Weathering Future Storms in the Seychelles

” The 2013 floods were a wakeup call for the entire nation, and perhaps a reminder similar to that of the 2004 Indian Ocean tsunami—that Seychelles is not safe from disasters. The Seychelles DaLA (Damage and Loss Assessment) report is proof of the Seychelles’ government’s resolve and commitment to ensure the safety and well-being of our people as well as the conservation of endemic flora, fauna and the country’s other limited natural resources. “

Rolph Payet

Minister of Environment and Energy, Seychelles

Results & Achievements

  • The government of Seychelles has developed short, medium, and long-term disaster resilient development initiatives which are expected to benefit 87,000 people, and rehabilitate and protect 500 kilometers of roadways from disasters.
  • A Damage and Loss Assessment laid the foundation for the creation of Sub-Saharan Africa’s first World Bank-financed disaster contingent credit line, which provides the government with $7 million in immediate liquidity in the aftermath of a large-scale catastrophe.
  • As a result of the extensive risk financing assessment, Seychelles recently joined the newly launched Southwest Indian Ocean Risk Assessment and Financing Initiative, a regional effort to increase fiscal capacity to respond to disasters.
  • The results of the Damage and Loss Assessment led to the development of multi-risk mapping and an extensive review of flood risk financing options to address the $30 million estimated cost of immediate reconstruction and recovery needs.

Following repeated cyclones and heavy flooding in the Indian Ocean islands of Seychelles, the government renewed its efforts to increase resilience to natural disasters. When Tropical Cyclone Felleng battered the multi-island country with heavy rain in January 2013, the government, with support from the World Bank and the Africa Caribbean Pacific-European Union Natural Disaster Risk Reduction (ACP-EU NDRR) Program, an initiative managed by the Global Facility for Disaster Reduction and Recovery (GFDRR) worked to assess the damages and ensure that recovery efforts mitigate the effects of future natural hazards.

Seychelles, with its steep terrain and location in the Indian Ocean, is highly vulnerable to tropical cyclones, floods, storm surges, landslides and tsunamis. The risk is further exacerbated by climate change and sea-level rise. The 2013 cyclone caused flooding and landslides that led to damages and losses exceeding $8.4 million, or .77% of the country’s gross domestic product (GDP). Seychelles’ infrastructure was the heaviest hit, with many roads completely washed away by the storm.

Approach

In the wake of the disaster, the government implemented a National Flood Task Force and, with support from the World Bank Africa Disaster Risk Management Group and GFDRR through the ACP-EU NDRR Program, conducted an innovative Damage Needs and Loss Assessment to evaluate the social, economic and environmental impacts of the storm, and quantify needs to increase resilience to future disasters.

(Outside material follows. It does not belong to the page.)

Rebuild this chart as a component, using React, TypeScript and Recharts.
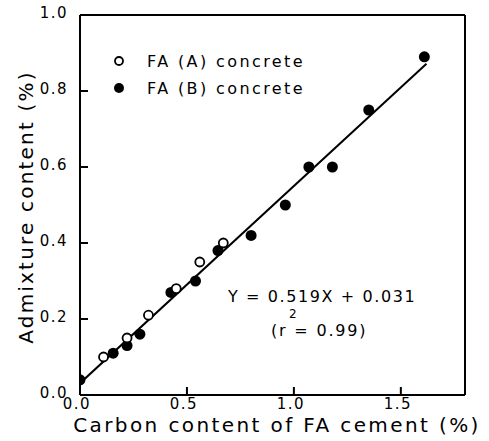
import {
  ReferenceLine,
  Scatter,
  ScatterChart,
  XAxis,
  YAxis,
} from "recharts";

const openX = [0.11, 0.22, 0.32, 0.45, 0.56, 0.67];
const openY = [0.1, 0.15, 0.21, 0.28, 0.35, 0.4];

const filledX = [0.0, 0.155, 0.22, 0.28, 0.425, 0.54, 0.645, 0.8, 0.96, 1.07, 1.18, 1.35, 1.61];
const filledY = [0.04, 0.11, 0.13, 0.16, 0.27, 0.3, 0.38, 0.42, 0.5, 0.6, 0.6, 0.75, 0.89];

// regression line end points (Y = 0.519X + 0.031)
const fitX = [0.0, 1.62];
const fitY = [0.031, 0.872];

const xTicks = [0, 0.5, 1.0, 1.5];
const yTicks = [0, 0.2, 0.4, 0.6, 0.8, 1.0];

const toPts = (xs: number[], ys: number[]) => xs.map((x, i) => ({ x, y: ys[i] }));
const openData = toPts(openX, openY);
const filledData = toPts(filledX, filledY);
const fitData = toPts(fitX, fitY);

const FONT = "'DejaVu Sans', sans-serif";

const XTick = ({ x, y, payload }: any) => (
  <g>
    <line x1={x} y1={y} x2={x} y2={y - 8} stroke="#000" strokeWidth={2} />
    <text x={x - 3} y={y + 9} textAnchor="middle" dominantBaseline="central" fontFamily={FONT} fontSize={15} letterSpacing={1.5} fill="#000">
      {payload.value.toFixed(1)}
    </text>
  </g>
);

const YTick = ({ x, y, payload }: any) => (
  <g>
    <line x1={x} y1={y} x2={x + 8} y2={y} stroke="#000" strokeWidth={2} />
    <text x={x - 12} y={y - 2} textAnchor="end" dominantBaseline="central" fontFamily={FONT} fontSize={15} letterSpacing={1.5} fill="#000">
      {payload.value.toFixed(1)}
    </text>
  </g>
);

const OpenDot = ({ cx, cy }: any) => (
  <circle cx={cx} cy={cy} r={4.5} fill="#fff" stroke="#000" strokeWidth={1.8} />
);
const FilledDot = ({ cx, cy }: any) => <circle cx={cx} cy={cy} r={5.5} fill="#000" />;
const NoDot = () => <g />;

export default function App() {
  return (
    <div style={{ position: "absolute", left: 0, top: 0, background: "#fff" }}>
      <ScatterChart width={489} height={441} margin={{ top: 15, right: 24, bottom: 0, left: 20 }}>
        <XAxis
          type="number"
          dataKey="x"
          domain={[0, 1.8]}
          ticks={xTicks}
          tick={<XTick />}
          tickLine={false}
          tickSize={0}
          tickMargin={0}
          height={46}
          axisLine={{ stroke: "#000", strokeWidth: 2 }}
          allowDataOverflow
        />
        <YAxis
          type="number"
          dataKey="y"
          domain={[0, 1]}
          ticks={yTicks}
          tick={<YTick />}
          tickLine={false}
          tickSize={0}
          tickMargin={0}
          width={60}
          axisLine={{ stroke: "#000", strokeWidth: 2 }}
          allowDataOverflow
        />
        <ReferenceLine y={1} stroke="#000" strokeWidth={2} />
        <ReferenceLine x={1.8} stroke="#000" strokeWidth={2} />
        <Scatter
          data={fitData}
          line={{ stroke: "#000", strokeWidth: 2 }}
          shape={NoDot}
          isAnimationActive={false}
        />
        <Scatter data={filledData} shape={FilledDot} isAnimationActive={false} />
        <Scatter data={openData} shape={OpenDot} isAnimationActive={false} />

        <text
          transform="translate(26,207) rotate(-90)"
          textAnchor="middle"
          dominantBaseline="central"
          fontFamily={FONT}
          fontSize={20}
          letterSpacing={2.2}
          fill="#000"
        >
          Admixture content (%)
        </text>
        <text
          x={277}
          y={425}
          textAnchor="middle"
          dominantBaseline="central"
          fontFamily={FONT}
          fontSize={20}
          letterSpacing={2.4}
          fill="#000"
        >
          Carbon content of FA cement (%)
        </text>

        <circle cx={119} cy={61} r={4} fill="#fff" stroke="#000" strokeWidth={1.8} />
        <circle cx={119} cy={88} r={5} fill="#000" />
        <text x={147} y={61} dominantBaseline="central" fontFamily={FONT} fontSize={16} letterSpacing={2.4} fill="#000">
          FA (A) concrete
        </text>
        <text x={147} y={88} dominantBaseline="central" fontFamily={FONT} fontSize={16} letterSpacing={2.4} fill="#000">
          FA (B) concrete
        </text>

        <text x={228} y={296} dominantBaseline="central" fontFamily={FONT} fontSize={16} letterSpacing={1.6} fill="#000">
          Y = 0.519X + 0.031
        </text>
        <text x={289} y={314} dominantBaseline="central" fontFamily={FONT} fontSize={12} fill="#000">
          2
        </text>
        <text x={271} y={330} dominantBaseline="central" fontFamily={FONT} fontSize={16} letterSpacing={1.8} fill="#000">
          (r = 0.99)
        </text>
      </ScatterChart>
    </div>
  );
}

To ensure that post-disaster recovery is resilient:

  • The government, in coordination with United Nations (UN) agencies, the World Bank and the European Union (EU), conducted the assessment.
  • World Bank experts trained key ministries in affected sectors such as infrastructure and agriculture in the assessment methodology.
  • Using the results from the assessments, a disaster recovery framework on flood-risk management was proposed, providing vital recommendations on integrating flood risk management considerations at the institutional, investment and policy levels.
  • The implementation of risk transfer and insurance mechanisms was recommended, sparking the launch of a similar, region-wide initiative.

Lessons Learned

Lack of compliance to building regulations increased impact of the disaster. The assessment revealed that lack of compliance and lightly enforced regulations, especially in the areas of construction and land use planning contributed to losses. Local authorities are now working to better enforce building regulations and zonal planning, and disaster-prone zones have been identified.

Working together is essential to building back better. At the time of the disaster, no standardized communication system for stakeholders was in place. It was evident that long-term disaster resilient development for disaster-prone countries can only be achieved when stakeholders collaborate in a joint effort. The government has been strengthening its partnerships with all levels of society, from the private sector to non-profit as evidenced by the implementation of the assessment, so that a comprehensive framework can be effectively implemented.

Next Steps

The assessment provided a clear understanding of damages, needs and losses within the impacted sectors. This laid the groundwork for immediate and long-term recovery and reconstruction efforts needed to withstand the negative impacts from future disasters. Medium-term and long-term goals were also established and included the relocation of key public buildings to higher ground, the preparation of an integrated national disaster risk management plan, the revision of the flood management legal framework and the development of new risk-based building codes.